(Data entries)
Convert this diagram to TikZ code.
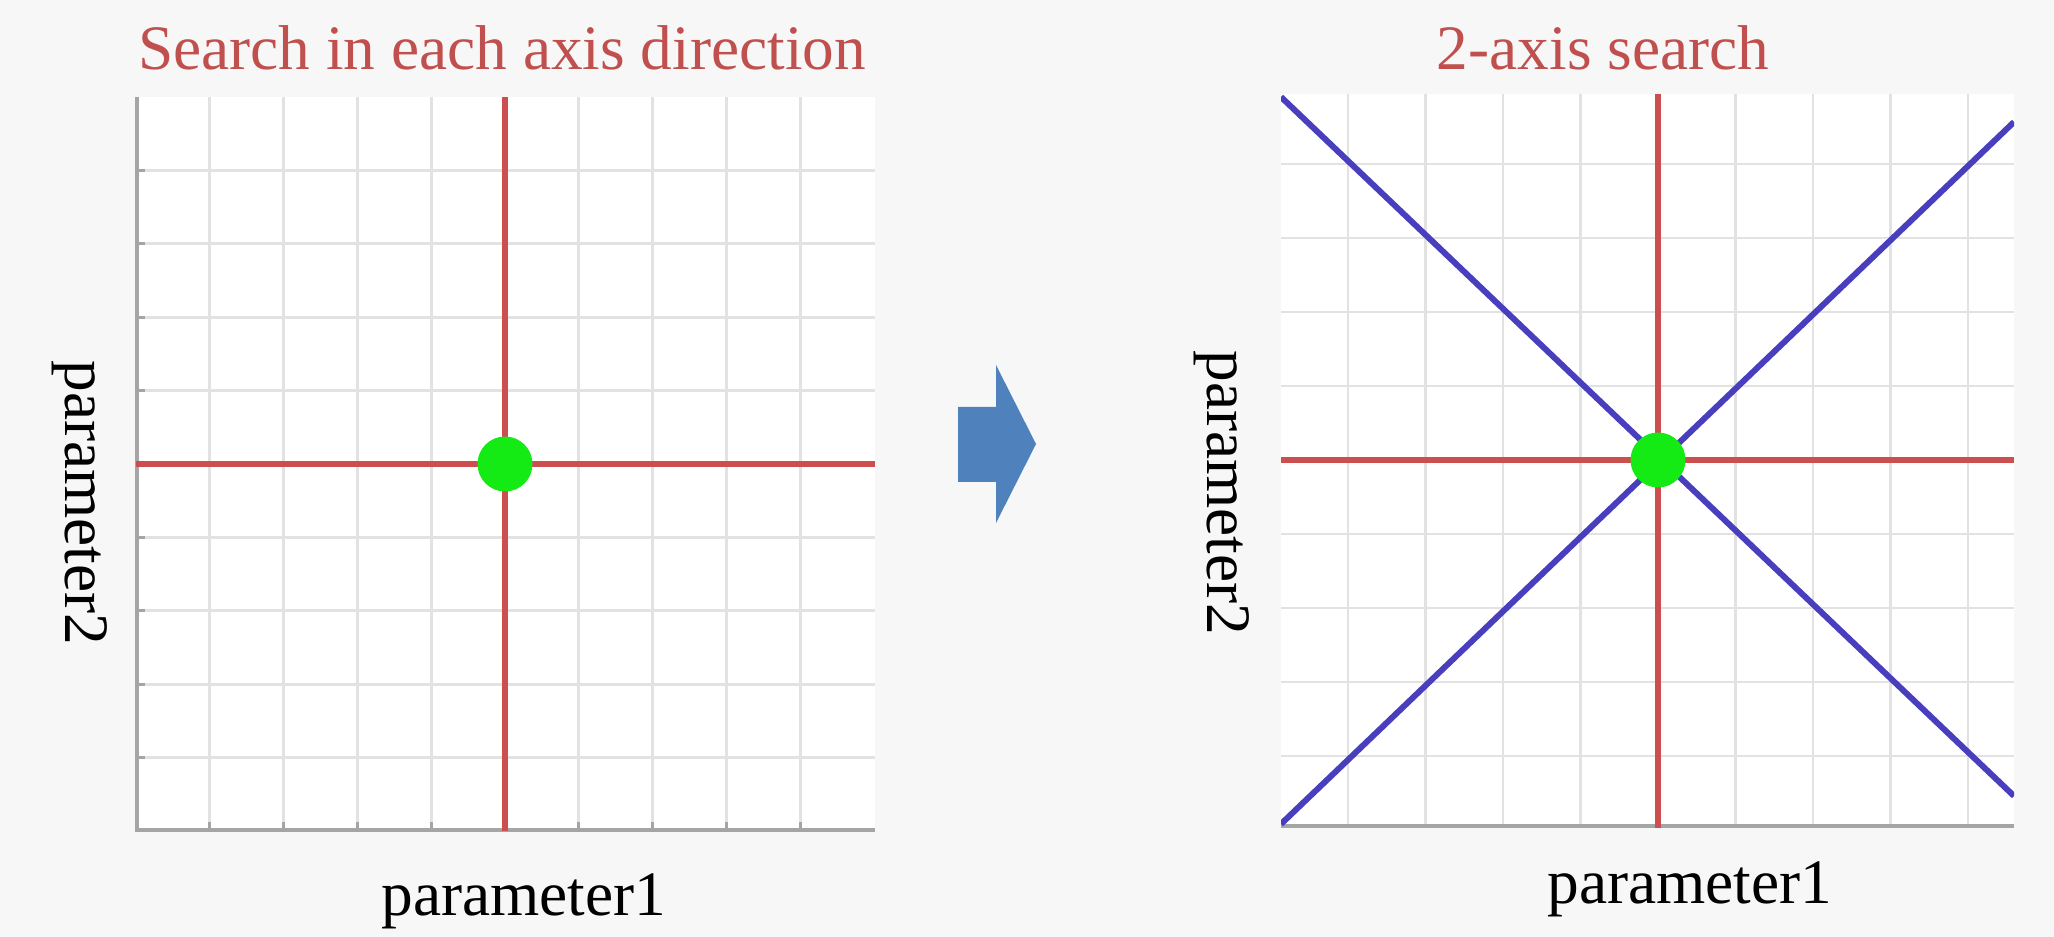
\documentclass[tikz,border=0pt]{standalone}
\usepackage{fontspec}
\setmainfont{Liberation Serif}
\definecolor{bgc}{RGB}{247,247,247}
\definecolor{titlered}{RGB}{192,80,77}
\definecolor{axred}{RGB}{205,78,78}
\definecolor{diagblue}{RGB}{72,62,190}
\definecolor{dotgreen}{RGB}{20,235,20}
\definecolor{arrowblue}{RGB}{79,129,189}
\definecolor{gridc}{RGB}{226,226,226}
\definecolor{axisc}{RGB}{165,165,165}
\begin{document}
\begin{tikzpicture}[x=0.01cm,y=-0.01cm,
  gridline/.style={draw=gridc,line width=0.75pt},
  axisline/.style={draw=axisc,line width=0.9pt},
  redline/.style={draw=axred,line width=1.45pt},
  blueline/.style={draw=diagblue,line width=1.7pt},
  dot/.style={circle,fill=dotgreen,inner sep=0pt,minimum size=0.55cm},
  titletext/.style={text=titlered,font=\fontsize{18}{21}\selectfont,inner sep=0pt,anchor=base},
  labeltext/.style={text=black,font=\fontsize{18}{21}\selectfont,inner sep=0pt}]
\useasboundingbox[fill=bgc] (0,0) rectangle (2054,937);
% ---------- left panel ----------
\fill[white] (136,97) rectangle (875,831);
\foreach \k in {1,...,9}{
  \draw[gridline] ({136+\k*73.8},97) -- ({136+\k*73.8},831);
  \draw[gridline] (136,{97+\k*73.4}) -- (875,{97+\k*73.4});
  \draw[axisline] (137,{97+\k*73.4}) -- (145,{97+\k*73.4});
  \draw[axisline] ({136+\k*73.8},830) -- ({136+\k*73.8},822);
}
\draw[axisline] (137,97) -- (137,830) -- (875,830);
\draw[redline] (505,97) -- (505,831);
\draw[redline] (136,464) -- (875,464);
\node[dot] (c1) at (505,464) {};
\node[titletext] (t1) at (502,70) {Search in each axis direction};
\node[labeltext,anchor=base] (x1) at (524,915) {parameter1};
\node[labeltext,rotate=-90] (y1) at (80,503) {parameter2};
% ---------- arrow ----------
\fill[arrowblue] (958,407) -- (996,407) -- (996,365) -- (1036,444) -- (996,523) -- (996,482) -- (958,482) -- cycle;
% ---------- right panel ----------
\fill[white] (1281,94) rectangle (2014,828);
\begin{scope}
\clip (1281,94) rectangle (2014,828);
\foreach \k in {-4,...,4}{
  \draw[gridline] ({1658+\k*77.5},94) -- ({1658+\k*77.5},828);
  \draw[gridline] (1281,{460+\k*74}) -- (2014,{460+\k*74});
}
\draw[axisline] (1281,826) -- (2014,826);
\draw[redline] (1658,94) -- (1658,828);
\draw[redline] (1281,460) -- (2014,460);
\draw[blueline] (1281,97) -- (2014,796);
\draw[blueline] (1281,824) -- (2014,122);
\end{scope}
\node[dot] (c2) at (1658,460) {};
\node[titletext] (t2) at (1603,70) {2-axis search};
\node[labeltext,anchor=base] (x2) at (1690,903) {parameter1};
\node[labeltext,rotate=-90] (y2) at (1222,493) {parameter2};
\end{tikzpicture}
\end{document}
---
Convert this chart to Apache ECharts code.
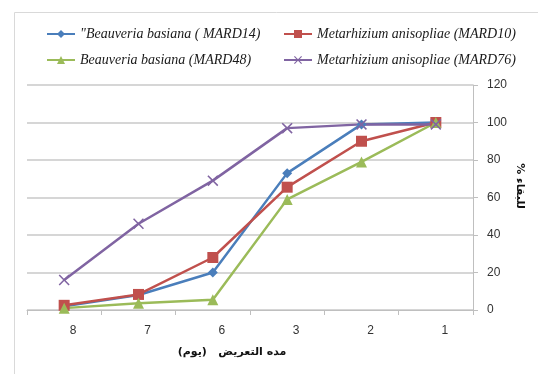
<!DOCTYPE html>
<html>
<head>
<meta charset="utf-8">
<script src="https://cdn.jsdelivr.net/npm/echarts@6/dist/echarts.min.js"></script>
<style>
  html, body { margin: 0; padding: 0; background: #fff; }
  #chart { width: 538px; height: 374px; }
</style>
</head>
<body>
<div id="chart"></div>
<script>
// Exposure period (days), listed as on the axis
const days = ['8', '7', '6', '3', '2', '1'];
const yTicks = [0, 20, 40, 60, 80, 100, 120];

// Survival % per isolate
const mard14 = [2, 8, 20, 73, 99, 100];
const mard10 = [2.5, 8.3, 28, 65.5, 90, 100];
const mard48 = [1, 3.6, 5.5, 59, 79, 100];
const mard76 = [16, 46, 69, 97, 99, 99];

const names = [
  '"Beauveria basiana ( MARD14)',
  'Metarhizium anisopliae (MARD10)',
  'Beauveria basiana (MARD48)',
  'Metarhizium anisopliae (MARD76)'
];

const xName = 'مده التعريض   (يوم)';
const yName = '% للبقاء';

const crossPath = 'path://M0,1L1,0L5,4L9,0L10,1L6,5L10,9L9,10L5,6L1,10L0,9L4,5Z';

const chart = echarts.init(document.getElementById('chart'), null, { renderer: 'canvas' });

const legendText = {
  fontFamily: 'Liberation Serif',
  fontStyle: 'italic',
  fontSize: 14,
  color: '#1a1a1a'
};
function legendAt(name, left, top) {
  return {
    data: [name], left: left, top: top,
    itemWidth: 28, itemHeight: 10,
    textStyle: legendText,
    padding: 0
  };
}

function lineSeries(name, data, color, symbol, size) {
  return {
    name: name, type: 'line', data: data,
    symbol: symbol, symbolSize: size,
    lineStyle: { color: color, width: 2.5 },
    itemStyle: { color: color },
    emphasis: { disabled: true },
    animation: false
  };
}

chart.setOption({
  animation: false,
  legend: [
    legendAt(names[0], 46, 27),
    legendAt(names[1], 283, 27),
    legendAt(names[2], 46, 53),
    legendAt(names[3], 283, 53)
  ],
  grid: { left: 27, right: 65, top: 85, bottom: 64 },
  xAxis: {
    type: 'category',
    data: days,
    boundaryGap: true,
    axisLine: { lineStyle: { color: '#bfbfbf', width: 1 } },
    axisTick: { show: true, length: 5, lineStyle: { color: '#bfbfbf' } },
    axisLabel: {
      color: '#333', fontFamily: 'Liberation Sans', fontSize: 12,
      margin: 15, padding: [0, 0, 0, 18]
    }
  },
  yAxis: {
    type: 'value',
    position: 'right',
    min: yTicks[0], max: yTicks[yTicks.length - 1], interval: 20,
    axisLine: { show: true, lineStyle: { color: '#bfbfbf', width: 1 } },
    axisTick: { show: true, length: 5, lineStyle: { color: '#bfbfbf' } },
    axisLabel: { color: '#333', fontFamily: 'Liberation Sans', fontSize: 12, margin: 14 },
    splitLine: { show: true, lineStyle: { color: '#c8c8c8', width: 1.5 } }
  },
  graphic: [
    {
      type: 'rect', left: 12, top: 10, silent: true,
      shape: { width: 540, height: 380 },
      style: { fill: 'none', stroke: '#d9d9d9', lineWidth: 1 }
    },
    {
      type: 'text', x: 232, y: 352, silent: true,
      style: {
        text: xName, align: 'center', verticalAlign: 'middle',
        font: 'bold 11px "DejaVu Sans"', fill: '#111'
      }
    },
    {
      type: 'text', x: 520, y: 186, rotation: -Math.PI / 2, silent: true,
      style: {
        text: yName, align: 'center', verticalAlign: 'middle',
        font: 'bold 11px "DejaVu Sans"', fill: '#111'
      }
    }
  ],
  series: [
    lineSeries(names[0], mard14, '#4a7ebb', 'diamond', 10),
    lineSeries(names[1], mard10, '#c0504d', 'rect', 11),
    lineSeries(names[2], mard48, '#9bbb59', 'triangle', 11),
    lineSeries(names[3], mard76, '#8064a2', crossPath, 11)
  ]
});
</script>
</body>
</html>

WRITTEN TASK
Take every line from the data that contains the word "code".

COMPLETE RESPONSE
Convert this diagram to TikZ code.
Convert this chart to Apache ECharts code.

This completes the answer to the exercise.